When you conduct a statistical test, the result will often come with a p-value (marked Sig. in SPSS) telling you the chance of the result occurring under null hypothesis conditions. If the value is less than 0.05 – or whatever value you decide is acceptable – then reject the null hypothesis. But don’t forget that this is only a convention: There is no objective reason for 0.05 to be the cut-off point rather than 0.03, 0.06 or any other value.
T-tests are a group of statistical tests which compare the means of variables for samples. The mathematics behind a t-test essentially compares the number of standard errors the sample means are from each other, and checks how likely the difference is according to the t-table – a table of probabilities adjusted from those for the standard normal distribution to reflect uncertainty in samples.
If you have a group of cases and want to compare them before and after an intervention or event, use the Paired t-test. For example, you might have a sample of individuals on whom you have tested a drug and you want to see whether their white blood cell count is significantly different after taking the drug. The sample contains the same individuals, so their before and after values are considered pairs for this test.

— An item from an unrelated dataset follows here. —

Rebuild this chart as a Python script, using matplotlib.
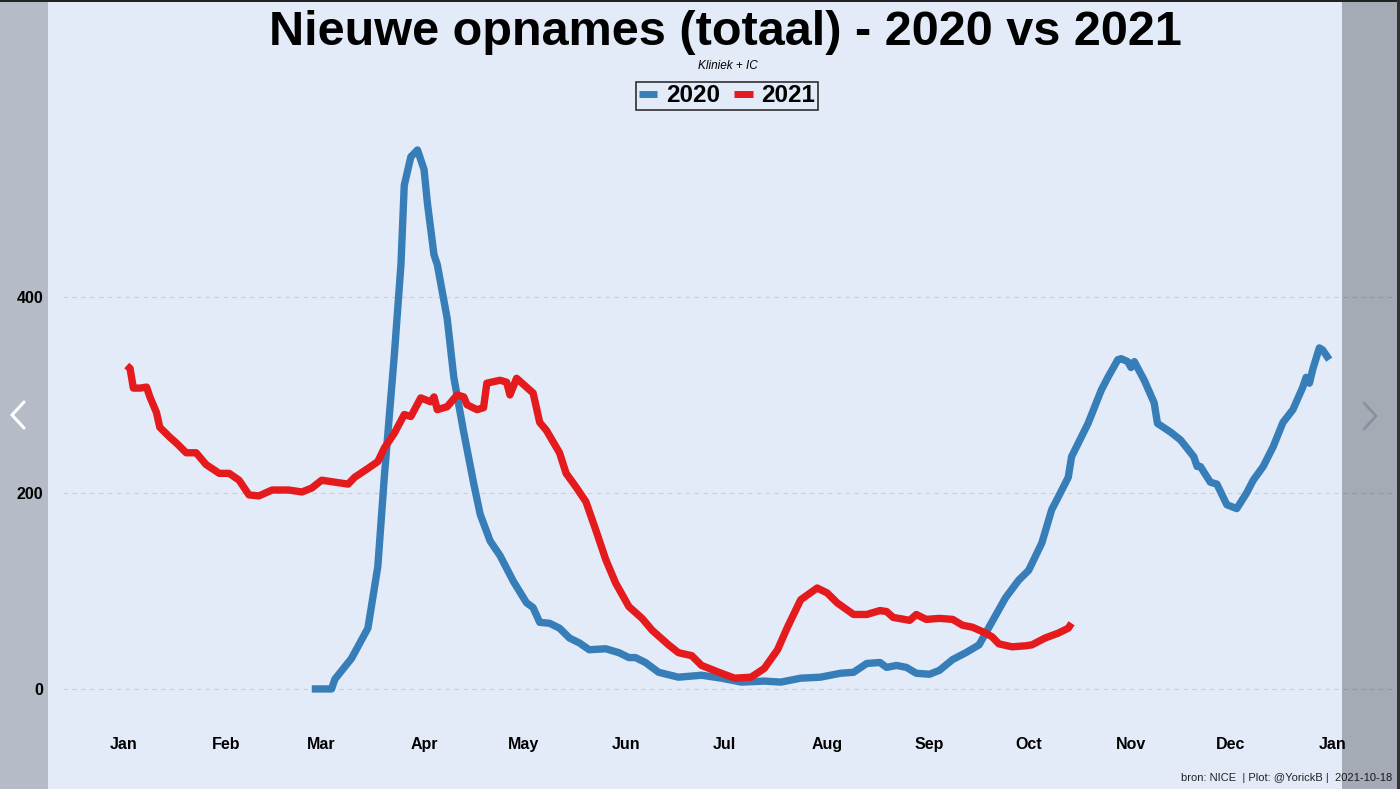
import matplotlib
matplotlib.use("Agg")
import matplotlib.pyplot as plt
from matplotlib.patches import Rectangle
from matplotlib.lines import Line2D

# ---------------- data (day of year, values) ----------------
days_2020 = [57, 63, 64, 69, 74, 77, 79, 82, 84, 85, 87, 89, 91, 92, 94, 95, 98, 100, 103, 106,
             108, 111, 114, 118, 122, 124, 126, 129, 132, 135, 138, 141, 146, 150, 153, 155, 158, 162,
             168, 175, 181, 187, 194, 199, 205, 211, 217, 221, 225, 229, 231, 234, 237, 240, 244,
             247, 251, 255, 259, 262, 265, 267, 271, 274, 278, 281, 283, 286, 287, 292, 296, 298,
             301, 302, 304, 305, 306, 309, 312, 313, 317, 320, 324, 325, 326, 329, 331, 334, 337,
             340, 342, 345, 348, 351, 354, 357, 358, 359, 360, 362, 363, 365]
vals_2020 = [0, 0, 10, 31, 62, 125, 218, 341, 433, 514, 543, 550, 530, 496, 443, 433, 378, 318, 262, 210,
             178, 151, 136, 110, 88, 83, 68, 67, 62, 52, 47, 40, 41, 37, 32, 32, 27, 17,
             12, 14, 11, 7, 8, 7, 11, 12, 16, 17, 26, 27, 22, 24, 22, 16, 15,
             19, 30, 37, 45, 63, 81, 93, 111, 121, 149, 183, 196, 216, 237, 271, 305, 318,
             336, 337, 334, 328, 334, 315, 292, 271, 262, 254, 237, 227, 227, 211, 209, 188, 184,
             200, 213, 227, 247, 272, 285, 308, 318, 312, 326, 348, 346, 336]

days_2021 = [1, 2, 3, 5, 7, 8, 10, 11, 14, 16, 19, 22, 25, 29, 32, 35, 38, 41, 45, 50, 54, 57, 60,
             64, 68, 70, 74, 77, 79, 82, 85, 87, 90, 93, 94, 95, 98, 101, 103, 104, 107, 109, 110,
             114, 116, 117, 119, 122, 124, 126, 128, 132, 134, 137, 140, 143, 146, 149, 153, 157,
             160, 165, 168, 172, 175, 181, 185, 190, 194, 198, 201, 205, 210, 213, 216, 221, 225,
             229, 231, 233, 238, 240, 243, 247, 251, 254, 257, 261, 263, 265, 269, 273, 275, 279,
             283, 286, 287]
vals_2021 = [330, 327, 307, 307, 308, 298, 282, 267, 257, 251, 241, 241, 229, 220, 220, 213, 198, 197,
             203, 203, 201, 205, 213, 211, 209, 216, 225, 232, 246, 261, 280, 278, 297, 293, 298, 285,
             288, 300, 298, 290, 285, 287, 312, 315, 313, 300, 317, 308, 302, 272, 264, 241, 220, 206,
             191, 162, 132, 108, 84, 72, 60, 45, 37, 34, 24, 16, 11, 12, 21, 40, 63, 91, 103, 98, 88,
             76, 76, 80, 79, 73, 70, 76, 71, 72, 71, 65, 63, 57, 53, 46, 43, 44, 45, 52, 57, 62, 67]

month_ticks = [0, 31, 60, 91, 121, 152, 182, 213, 244, 274, 305, 335, 366]
month_labels = ["Jan", "Feb", "Mar", "Apr", "May", "Jun", "Jul", "Aug", "Sep", "Oct", "Nov", "Dec", "Jan"]
y_ticks = [0, 200, 400]

title = "Nieuwe opnames (totaal) - 2020 vs 2021"
subtitle = "Kliniek + IC"
caption = "bron: NICE  | Plot: @YorickB |  2021-10-18"

# ---------------- style ----------------
plt.rcParams['font.family'] = ['Liberation Sans', 'DejaVu Sans']
BG = "#E3EBF9"
BLUE = "#377EB8"
RED = "#E41A1C"

W, H = 1400, 789
fig = plt.figure(figsize=(W / 100, H / 100), dpi=100, facecolor=BG)

ax_l, ax_r, ax_t, ax_b = 63, 1393, 123, 716
ax = fig.add_axes([ax_l / W, 1 - ax_b / H, (ax_r - ax_l) / W, (ax_b - ax_t) / H])
ax.set_facecolor(BG)
for s in ax.spines.values():
    s.set_visible(False)

l20, = ax.plot(days_2020, vals_2020, color=BLUE, lw=5.3, solid_capstyle='butt',
               solid_joinstyle='round', label="2020", zorder=3)
l21, = ax.plot(days_2021, vals_2021, color=RED, lw=5.3, solid_capstyle='butt',
               solid_joinstyle='round', label="2021", zorder=4)

ax.set_xlim(-18.3, 384.3)
ax.set_ylim(-27.6, 577.5)
ax.set_xticks(month_ticks)
ax.set_xticklabels(month_labels, fontsize=11.5, fontweight='bold')
ax.set_yticks(y_ticks)
ax.set_yticklabels([str(v) for v in y_ticks], fontsize=11.5, fontweight='bold')
ax.tick_params(axis='both', length=0)
ax.tick_params(axis='x', pad=15)
ax.tick_params(axis='y', pad=14)
ax.grid(axis='y', color="#C9CED8", linestyle=(0, (4, 4)), linewidth=0.8)
ax.grid(axis='x', visible=False)
ax.set_axisbelow(True)

# title / subtitle
fig.text(725 / W, 1 - 45 / H, title, ha='center', va='baseline', fontsize=35, fontweight='bold')
fig.text(728 / W, 1 - 66 / H, subtitle, ha='center', va='center', fontsize=8.5, style='italic')

# legend
leg = fig.legend(handles=[l20, l21], loc='center', bbox_to_anchor=(727 / W, 1 - 96 / H),
                 ncol=2, frameon=True, fancybox=False, edgecolor='black', facecolor=BG,
                 prop={'weight': 'bold', 'size': 17.5}, handlelength=0.75, handletextpad=0.35,
                 columnspacing=0.6, borderpad=0.12, borderaxespad=0)
leg.get_frame().set_linewidth(1.2)
for h in leg.legend_handles:
    h.set_linewidth(5)

# caption
fig.text(1392 / W, 1 - 778 / H, caption, ha='right', va='center', fontsize=8, color='#222222')

# viewer overlay bands
fig.add_artist(Rectangle((0, 0), 48 / W, 1, transform=fig.transFigure,
                         facecolor='black', alpha=0.2, edgecolor='none', zorder=10))
fig.add_artist(Rectangle((1342 / W, 0), 58 / W, 1, transform=fig.transFigure,
                         facecolor='black', alpha=0.27, edgecolor='none', zorder=10))
# frame edges
fig.add_artist(Rectangle((0, 1 - 2 / H), 1, 2 / H, transform=fig.transFigure,
                         facecolor='#222222', edgecolor='none', zorder=11))
fig.add_artist(Rectangle((1 - 3 / W, 0), 3 / W, 1, transform=fig.transFigure,
                         facecolor='#333333', edgecolor='none', zorder=11))

# arrows
fig.add_artist(Line2D([24 / W, 12 / W, 24 / W], [1 - 402 / H, 1 - 415 / H, 1 - 428 / H],
                      transform=fig.transFigure, color='white', lw=2.2, zorder=12,
                      solid_capstyle='round', solid_joinstyle='miter'))
fig.add_artist(Line2D([1364 / W, 1376 / W, 1364 / W], [1 - 403 / H, 1 - 416 / H, 1 - 429 / H],
                      transform=fig.transFigure, color='#8A919C', lw=2.0, zorder=12,
                      solid_capstyle='round', solid_joinstyle='miter'))

fig.savefig("out.png", dpi=100, facecolor=BG)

Alternatively, you might have two samples containing different cases and you want to see if they display similar means for a particular variable. For example, you might have given the drug to two different age groups. None of the people in group A are also in group B. The appropriate test is the Independent Samples T-test. The independent samples t-test lets you know the likelihood of the means of the samples being the same under null hypothesis conditions. It is best to use this test on data which are normally distributed, but with large enough samples this consideration is less important. If the assumption of normality is violated (i.e. the distribution is too non-normal for the test to work), you can use the Mann-Whitney U-test (the non-parametric equivalent of the independent samples t-test) or the Wilcoxon matched pairs signed ranks test (instead of the paired t-test).